--- Begin ---

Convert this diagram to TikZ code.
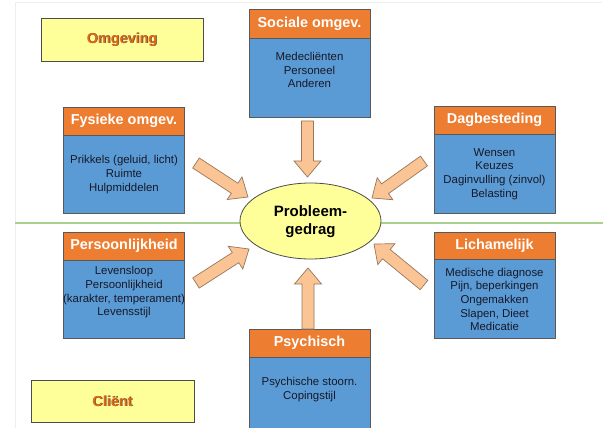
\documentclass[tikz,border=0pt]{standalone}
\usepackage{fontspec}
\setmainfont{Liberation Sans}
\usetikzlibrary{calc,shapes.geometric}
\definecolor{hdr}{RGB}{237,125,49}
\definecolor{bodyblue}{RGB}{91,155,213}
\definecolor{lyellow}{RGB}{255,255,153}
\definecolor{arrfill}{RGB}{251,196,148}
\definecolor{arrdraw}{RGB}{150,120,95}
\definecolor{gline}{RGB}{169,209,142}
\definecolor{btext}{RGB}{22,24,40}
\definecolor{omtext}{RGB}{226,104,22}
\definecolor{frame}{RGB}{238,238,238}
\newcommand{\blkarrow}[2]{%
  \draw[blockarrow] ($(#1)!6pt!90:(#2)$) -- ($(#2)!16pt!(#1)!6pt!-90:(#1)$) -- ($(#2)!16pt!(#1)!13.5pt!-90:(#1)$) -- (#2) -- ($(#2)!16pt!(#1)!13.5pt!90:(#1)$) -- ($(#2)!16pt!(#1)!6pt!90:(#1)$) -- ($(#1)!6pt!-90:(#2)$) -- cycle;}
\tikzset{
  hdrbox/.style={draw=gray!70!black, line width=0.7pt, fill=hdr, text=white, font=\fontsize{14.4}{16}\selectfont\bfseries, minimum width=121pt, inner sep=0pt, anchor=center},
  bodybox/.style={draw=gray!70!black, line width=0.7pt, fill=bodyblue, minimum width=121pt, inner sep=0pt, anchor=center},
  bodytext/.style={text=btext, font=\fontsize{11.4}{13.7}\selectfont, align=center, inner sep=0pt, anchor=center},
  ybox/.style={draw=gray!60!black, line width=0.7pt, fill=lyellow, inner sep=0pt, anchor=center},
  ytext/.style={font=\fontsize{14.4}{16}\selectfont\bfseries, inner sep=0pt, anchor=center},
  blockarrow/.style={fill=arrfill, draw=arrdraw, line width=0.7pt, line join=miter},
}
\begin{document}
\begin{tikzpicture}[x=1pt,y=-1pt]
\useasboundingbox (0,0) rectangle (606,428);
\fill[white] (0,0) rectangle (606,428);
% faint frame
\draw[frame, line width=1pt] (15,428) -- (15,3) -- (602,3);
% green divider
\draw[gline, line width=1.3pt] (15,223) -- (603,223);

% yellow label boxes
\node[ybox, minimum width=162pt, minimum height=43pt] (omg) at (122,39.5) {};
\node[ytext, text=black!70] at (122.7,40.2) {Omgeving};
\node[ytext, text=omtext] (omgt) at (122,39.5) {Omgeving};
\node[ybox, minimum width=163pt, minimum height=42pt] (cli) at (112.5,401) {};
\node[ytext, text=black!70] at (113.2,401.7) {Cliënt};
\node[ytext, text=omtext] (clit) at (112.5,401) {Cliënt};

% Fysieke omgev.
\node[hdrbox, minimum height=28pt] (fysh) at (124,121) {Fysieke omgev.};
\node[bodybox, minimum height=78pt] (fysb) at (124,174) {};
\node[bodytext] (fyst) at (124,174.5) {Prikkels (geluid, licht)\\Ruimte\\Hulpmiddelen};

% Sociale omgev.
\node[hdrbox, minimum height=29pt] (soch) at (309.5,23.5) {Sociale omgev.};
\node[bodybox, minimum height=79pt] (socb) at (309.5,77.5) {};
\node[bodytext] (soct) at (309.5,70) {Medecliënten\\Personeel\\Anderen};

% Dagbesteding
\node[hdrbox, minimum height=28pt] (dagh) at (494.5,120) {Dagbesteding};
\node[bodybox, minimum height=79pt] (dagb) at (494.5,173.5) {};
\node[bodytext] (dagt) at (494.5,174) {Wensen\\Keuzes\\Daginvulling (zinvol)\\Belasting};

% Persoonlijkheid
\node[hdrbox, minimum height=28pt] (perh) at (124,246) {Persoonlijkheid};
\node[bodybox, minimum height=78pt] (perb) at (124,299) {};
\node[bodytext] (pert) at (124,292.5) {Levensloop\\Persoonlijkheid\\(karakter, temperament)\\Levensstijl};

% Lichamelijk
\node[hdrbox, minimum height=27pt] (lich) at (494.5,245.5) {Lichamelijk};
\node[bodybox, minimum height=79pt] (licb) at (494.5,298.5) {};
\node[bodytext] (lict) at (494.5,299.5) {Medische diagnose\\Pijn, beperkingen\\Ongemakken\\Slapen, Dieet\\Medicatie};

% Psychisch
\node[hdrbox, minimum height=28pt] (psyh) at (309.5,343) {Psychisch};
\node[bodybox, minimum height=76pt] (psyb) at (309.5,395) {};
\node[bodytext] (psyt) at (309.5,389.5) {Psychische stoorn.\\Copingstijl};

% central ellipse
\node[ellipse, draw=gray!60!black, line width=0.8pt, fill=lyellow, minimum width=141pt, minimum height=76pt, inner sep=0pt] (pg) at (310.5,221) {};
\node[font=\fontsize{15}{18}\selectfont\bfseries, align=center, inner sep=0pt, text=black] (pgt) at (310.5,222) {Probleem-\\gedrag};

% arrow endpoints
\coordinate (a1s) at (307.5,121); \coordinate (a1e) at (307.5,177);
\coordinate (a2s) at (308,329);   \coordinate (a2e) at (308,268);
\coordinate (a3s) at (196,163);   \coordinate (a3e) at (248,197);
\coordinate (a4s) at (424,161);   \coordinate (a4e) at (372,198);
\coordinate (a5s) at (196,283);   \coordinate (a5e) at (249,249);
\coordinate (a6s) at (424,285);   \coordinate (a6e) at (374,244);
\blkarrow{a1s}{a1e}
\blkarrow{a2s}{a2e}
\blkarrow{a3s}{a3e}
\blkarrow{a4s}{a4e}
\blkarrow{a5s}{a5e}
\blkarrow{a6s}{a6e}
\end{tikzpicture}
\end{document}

--- End ---
--- Begin ---

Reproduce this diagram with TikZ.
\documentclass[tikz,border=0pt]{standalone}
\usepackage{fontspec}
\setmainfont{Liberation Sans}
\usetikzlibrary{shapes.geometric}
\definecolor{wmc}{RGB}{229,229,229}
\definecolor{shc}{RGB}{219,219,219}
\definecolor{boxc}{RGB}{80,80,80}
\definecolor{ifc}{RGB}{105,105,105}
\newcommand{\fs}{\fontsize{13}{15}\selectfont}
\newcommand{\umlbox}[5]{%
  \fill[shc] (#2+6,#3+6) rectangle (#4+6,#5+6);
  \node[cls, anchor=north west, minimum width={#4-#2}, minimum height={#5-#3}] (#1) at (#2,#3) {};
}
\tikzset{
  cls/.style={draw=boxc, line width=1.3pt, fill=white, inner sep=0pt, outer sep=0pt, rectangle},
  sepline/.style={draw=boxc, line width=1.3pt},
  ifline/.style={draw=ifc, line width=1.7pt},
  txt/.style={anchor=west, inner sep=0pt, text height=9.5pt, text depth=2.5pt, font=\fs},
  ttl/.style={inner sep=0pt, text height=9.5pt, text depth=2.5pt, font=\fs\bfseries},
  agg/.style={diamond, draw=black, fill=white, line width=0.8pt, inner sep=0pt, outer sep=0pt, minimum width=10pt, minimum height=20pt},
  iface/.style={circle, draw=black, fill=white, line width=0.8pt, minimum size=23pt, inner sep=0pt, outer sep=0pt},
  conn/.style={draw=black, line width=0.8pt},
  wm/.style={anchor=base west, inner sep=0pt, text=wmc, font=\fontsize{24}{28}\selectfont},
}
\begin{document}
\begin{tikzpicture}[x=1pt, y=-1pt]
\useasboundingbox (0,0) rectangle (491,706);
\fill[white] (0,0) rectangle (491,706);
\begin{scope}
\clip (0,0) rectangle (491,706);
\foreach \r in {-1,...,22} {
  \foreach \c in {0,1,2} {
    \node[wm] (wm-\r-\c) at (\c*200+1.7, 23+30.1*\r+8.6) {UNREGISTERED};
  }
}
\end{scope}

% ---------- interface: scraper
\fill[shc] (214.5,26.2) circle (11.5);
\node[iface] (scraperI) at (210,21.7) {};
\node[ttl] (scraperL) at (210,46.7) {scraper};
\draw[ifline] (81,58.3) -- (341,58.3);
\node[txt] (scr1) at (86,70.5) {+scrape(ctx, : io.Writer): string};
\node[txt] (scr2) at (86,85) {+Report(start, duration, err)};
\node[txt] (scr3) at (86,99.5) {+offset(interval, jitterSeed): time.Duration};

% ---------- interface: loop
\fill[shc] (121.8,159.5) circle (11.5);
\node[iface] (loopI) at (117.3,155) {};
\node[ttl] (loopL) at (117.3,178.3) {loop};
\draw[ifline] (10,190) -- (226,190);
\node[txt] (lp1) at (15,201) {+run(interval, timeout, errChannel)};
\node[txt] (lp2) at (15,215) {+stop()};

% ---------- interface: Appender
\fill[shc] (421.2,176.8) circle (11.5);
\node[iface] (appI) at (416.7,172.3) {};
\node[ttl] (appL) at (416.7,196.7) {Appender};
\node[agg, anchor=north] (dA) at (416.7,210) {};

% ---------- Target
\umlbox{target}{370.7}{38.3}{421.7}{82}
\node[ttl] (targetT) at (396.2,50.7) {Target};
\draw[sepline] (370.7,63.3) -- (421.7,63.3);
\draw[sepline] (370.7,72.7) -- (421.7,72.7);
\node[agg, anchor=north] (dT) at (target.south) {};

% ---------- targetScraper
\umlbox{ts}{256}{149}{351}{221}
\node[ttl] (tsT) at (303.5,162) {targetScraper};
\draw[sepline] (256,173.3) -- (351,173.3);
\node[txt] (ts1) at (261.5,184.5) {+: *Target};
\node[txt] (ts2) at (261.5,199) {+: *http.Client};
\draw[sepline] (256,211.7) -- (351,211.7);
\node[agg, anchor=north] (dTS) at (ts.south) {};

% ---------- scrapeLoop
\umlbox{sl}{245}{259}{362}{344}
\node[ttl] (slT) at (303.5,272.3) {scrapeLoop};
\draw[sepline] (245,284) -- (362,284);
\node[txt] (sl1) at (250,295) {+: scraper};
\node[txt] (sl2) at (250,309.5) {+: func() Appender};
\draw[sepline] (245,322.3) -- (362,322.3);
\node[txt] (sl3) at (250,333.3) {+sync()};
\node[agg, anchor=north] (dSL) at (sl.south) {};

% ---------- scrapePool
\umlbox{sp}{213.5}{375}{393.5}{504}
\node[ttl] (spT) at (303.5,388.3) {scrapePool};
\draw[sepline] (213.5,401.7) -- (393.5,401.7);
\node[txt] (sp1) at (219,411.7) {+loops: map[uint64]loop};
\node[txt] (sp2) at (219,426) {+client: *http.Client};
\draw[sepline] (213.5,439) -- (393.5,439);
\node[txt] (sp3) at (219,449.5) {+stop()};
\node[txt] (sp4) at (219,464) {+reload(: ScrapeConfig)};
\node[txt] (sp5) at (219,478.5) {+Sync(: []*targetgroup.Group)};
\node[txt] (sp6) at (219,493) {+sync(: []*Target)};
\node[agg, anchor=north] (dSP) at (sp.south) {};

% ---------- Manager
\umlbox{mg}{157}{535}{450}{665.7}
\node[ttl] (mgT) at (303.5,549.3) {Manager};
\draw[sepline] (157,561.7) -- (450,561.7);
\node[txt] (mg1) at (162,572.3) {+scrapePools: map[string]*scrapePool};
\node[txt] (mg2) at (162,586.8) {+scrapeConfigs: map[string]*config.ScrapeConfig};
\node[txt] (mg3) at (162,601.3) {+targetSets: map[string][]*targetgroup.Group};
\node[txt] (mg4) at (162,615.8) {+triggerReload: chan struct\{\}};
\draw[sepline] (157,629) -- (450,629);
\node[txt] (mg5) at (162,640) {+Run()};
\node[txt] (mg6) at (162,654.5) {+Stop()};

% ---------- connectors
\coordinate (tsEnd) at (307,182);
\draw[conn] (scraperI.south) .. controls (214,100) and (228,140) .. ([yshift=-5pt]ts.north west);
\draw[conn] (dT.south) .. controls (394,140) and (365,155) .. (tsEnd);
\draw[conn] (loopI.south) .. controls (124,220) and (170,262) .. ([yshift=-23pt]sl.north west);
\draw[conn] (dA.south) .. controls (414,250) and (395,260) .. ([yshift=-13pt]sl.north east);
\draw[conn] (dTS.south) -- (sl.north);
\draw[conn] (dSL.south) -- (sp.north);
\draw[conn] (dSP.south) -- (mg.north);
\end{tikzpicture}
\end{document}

--- End ---

_WHAT NEEDS TO BE DONE_
Copy every line of the entries above in which "diagram" occurs.

_RESULT FOR THIS TASK_
Convert this diagram to TikZ code.
Reproduce this diagram with TikZ.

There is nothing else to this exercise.